Work instructions —
Scan the entries below. List each line with "this".

Given data —

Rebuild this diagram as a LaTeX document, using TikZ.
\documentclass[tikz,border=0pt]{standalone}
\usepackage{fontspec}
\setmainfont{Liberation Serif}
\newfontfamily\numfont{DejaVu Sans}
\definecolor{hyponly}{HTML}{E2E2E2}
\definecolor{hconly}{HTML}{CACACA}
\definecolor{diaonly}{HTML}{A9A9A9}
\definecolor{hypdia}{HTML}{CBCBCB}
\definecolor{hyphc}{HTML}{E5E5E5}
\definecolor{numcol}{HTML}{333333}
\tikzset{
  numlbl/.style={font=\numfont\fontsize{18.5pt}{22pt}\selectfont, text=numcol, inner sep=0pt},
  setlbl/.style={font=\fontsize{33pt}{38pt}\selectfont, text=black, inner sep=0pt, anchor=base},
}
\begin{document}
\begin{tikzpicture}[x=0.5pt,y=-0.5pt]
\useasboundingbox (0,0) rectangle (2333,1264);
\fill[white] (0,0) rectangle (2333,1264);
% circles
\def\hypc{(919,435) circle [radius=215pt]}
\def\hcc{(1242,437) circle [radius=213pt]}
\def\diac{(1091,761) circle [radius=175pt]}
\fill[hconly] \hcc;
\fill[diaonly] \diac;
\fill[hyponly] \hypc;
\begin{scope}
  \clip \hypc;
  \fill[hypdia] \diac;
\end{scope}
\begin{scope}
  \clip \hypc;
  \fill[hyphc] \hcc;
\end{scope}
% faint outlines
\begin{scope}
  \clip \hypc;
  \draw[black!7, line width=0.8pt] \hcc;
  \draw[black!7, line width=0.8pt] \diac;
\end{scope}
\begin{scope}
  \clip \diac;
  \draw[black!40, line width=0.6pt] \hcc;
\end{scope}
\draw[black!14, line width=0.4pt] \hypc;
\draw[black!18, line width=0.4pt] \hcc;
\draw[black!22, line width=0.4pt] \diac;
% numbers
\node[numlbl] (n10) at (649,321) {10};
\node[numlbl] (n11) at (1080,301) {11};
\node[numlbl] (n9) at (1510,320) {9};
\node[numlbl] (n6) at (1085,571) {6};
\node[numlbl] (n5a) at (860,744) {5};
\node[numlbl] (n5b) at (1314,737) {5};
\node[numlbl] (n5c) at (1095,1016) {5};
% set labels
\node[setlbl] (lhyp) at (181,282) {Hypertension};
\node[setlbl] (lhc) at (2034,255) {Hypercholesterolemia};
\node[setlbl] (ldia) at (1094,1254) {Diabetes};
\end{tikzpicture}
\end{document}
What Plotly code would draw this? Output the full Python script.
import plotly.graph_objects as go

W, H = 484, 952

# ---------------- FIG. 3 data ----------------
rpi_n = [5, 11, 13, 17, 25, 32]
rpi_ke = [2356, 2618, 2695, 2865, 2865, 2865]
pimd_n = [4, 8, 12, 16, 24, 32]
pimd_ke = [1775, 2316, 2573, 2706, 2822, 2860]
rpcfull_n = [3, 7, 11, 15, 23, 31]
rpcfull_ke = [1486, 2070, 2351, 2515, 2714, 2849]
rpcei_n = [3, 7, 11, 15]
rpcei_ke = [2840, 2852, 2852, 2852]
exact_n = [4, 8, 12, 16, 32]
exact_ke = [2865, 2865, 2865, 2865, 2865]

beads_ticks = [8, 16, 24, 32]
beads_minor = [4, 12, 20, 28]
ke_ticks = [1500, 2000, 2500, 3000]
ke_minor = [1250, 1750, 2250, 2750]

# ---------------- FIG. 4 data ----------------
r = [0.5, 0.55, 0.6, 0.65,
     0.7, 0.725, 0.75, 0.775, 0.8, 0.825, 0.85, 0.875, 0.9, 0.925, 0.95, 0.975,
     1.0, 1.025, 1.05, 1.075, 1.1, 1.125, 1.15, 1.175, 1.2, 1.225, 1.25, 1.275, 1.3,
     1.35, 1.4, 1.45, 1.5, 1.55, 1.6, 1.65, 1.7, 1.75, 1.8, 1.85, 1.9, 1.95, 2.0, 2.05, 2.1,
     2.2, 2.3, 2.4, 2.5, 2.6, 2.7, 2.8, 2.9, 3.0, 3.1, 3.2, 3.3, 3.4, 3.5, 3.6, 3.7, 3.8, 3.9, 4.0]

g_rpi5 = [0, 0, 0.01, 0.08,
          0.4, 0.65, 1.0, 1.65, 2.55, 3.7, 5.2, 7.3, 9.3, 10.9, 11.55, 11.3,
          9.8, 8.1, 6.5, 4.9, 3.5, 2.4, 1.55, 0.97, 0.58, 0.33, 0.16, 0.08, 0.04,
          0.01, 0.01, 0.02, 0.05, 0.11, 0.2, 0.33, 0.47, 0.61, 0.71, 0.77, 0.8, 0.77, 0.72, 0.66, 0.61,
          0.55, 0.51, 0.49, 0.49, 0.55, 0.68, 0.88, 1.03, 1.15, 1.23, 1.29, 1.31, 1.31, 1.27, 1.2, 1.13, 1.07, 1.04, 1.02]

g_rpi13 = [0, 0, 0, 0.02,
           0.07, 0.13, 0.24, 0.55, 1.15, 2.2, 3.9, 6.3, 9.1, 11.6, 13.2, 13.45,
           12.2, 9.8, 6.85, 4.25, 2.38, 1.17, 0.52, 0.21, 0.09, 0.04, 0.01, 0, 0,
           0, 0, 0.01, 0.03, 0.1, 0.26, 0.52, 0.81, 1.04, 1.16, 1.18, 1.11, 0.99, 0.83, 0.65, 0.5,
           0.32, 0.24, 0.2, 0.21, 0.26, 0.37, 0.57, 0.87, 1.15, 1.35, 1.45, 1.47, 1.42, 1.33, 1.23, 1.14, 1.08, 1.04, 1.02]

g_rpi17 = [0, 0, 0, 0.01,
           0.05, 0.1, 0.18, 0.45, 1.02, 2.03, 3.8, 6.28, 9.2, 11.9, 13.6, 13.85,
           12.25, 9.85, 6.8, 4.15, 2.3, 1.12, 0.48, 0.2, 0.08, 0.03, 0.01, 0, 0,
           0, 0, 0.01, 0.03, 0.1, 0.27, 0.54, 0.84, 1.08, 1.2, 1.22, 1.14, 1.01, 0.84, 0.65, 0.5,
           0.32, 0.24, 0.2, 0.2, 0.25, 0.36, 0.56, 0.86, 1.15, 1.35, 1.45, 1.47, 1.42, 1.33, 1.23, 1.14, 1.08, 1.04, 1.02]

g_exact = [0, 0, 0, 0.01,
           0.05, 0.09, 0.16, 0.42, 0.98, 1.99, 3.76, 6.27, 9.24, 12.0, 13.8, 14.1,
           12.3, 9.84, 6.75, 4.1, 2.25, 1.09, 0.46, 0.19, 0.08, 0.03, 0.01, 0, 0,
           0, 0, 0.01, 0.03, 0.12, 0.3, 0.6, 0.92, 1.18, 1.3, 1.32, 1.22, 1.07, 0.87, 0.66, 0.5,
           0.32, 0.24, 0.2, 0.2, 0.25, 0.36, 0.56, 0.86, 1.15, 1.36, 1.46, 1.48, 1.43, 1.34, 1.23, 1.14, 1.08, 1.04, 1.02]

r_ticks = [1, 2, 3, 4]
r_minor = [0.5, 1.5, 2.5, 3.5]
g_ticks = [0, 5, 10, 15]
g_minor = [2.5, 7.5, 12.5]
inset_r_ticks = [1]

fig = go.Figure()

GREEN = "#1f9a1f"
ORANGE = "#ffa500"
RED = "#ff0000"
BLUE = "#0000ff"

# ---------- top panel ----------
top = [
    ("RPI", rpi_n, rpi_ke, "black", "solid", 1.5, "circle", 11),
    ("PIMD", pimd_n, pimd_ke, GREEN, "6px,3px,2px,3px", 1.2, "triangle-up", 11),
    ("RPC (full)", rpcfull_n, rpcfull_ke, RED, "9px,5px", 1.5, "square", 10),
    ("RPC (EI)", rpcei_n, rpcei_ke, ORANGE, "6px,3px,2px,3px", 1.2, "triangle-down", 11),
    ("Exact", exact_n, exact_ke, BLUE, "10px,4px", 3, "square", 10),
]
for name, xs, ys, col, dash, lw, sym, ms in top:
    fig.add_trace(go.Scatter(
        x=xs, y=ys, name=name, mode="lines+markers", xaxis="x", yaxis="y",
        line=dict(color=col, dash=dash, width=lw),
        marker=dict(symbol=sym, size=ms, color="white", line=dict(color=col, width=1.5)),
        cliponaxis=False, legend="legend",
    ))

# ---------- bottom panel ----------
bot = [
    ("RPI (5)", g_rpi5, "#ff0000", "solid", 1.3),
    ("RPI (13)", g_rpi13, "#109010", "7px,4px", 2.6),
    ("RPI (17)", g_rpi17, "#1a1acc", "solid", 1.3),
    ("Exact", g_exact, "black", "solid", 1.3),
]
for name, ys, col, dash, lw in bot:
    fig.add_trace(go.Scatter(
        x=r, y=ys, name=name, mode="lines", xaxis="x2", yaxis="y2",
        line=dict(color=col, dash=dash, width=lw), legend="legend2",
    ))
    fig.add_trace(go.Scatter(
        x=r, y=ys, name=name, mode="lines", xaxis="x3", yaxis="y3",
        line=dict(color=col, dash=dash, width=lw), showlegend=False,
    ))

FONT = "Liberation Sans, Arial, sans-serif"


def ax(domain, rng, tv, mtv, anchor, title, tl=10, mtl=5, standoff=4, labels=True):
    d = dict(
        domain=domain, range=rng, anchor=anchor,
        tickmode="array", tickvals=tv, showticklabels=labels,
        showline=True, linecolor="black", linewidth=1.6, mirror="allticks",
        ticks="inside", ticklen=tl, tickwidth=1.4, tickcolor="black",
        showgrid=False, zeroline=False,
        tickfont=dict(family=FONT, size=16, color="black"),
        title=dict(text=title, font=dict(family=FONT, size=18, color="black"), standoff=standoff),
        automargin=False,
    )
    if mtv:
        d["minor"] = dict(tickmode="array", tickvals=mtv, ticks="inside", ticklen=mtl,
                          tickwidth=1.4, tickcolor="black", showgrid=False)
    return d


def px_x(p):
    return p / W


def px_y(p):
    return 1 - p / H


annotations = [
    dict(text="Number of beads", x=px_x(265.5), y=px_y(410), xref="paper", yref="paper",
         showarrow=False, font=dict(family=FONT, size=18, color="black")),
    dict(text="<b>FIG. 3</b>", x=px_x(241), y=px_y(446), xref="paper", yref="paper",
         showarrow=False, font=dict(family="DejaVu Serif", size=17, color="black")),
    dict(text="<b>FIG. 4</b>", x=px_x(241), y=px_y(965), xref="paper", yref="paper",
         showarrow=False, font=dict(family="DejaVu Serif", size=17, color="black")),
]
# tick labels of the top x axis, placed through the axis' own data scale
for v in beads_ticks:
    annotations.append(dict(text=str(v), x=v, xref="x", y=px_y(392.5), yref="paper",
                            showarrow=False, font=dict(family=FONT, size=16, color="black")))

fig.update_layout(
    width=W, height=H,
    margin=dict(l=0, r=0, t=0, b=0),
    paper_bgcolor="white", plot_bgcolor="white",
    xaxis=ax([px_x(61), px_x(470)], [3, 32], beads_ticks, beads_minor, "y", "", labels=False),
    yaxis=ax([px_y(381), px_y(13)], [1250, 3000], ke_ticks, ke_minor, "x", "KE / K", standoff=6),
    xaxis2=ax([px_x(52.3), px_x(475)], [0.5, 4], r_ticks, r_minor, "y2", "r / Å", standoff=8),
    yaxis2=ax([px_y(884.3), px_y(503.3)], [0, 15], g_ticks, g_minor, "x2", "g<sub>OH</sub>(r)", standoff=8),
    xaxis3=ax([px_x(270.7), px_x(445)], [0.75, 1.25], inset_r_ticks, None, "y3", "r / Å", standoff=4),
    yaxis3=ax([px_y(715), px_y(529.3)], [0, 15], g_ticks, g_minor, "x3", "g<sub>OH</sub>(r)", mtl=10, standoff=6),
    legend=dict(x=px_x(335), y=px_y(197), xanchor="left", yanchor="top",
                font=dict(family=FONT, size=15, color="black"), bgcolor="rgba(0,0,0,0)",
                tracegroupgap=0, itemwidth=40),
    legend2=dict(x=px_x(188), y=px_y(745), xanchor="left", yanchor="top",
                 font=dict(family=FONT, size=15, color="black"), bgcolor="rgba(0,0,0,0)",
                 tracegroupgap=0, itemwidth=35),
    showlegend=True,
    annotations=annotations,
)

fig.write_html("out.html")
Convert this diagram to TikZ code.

The solution —
Rebuild this diagram as a LaTeX document, using TikZ.
What Plotly code would draw this? Output the full Python script.
Convert this diagram to TikZ code.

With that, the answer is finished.